Just about three years ago Commissioner Bud Selig appointed a three-man team to study the area, even make a recommendation if it could. And if he wanted. But Selig has not asked for a recommendation. He says the committee is still doing its work.
In the meantime, Baer showed up in camp Friday and stirred the San Jose pot. It’s not that he said anything one way or the other, that the Giants would cede the city to the A’s or the Giants would have to be dragged kicking and screaming into a decision favorable to the A’s.
But he did say, “I’m going to be respectful of the process here. You know, I think that’s really important. The game is bigger than any internal machinations.”
If Baer really meant that – and maybe you had to be there to hear him say it — he should be prepared to say OK to the San Jose A’s. While the A’s would benefit from a move to San Jose, one of the largest markets in the country, Major League Baseball would be an even bigger beneficiary.

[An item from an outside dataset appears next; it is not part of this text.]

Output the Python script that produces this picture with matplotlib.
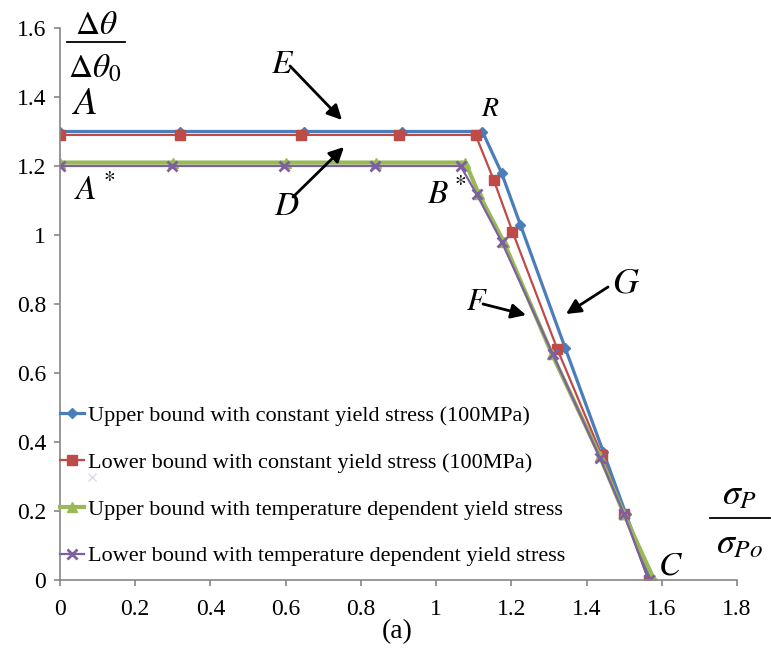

Reducing the Bay area to a one-team market would enhance the Giants’ revenue and open a new market for M.L.B. By not acknowledging that double play, the Giants are being selfish, stubborn, foolish and dumb. Losing Santa Clara County to the A’s would not impoverish the Giants, the team with the fifth highest M.L.B. revenue last season.
The teams have had more than enough time to settle the matter between them, but there can be no settlement if there are no talks, and the last I heard, the Giants hadn’t returned the A’s calls for more than a month. Has Selig become such an impotent leader that he can’t order Baer to call Lew Wolff, the A’s managing partner, whose behavior throughout this three-year fiasco has been exemplary?
With each passing week, Selig’s treatment of the San Jose issue becomes more shameful. In case he has forgotten the operable phrase, it’s “in the best interests of baseball.” Its use is overdue.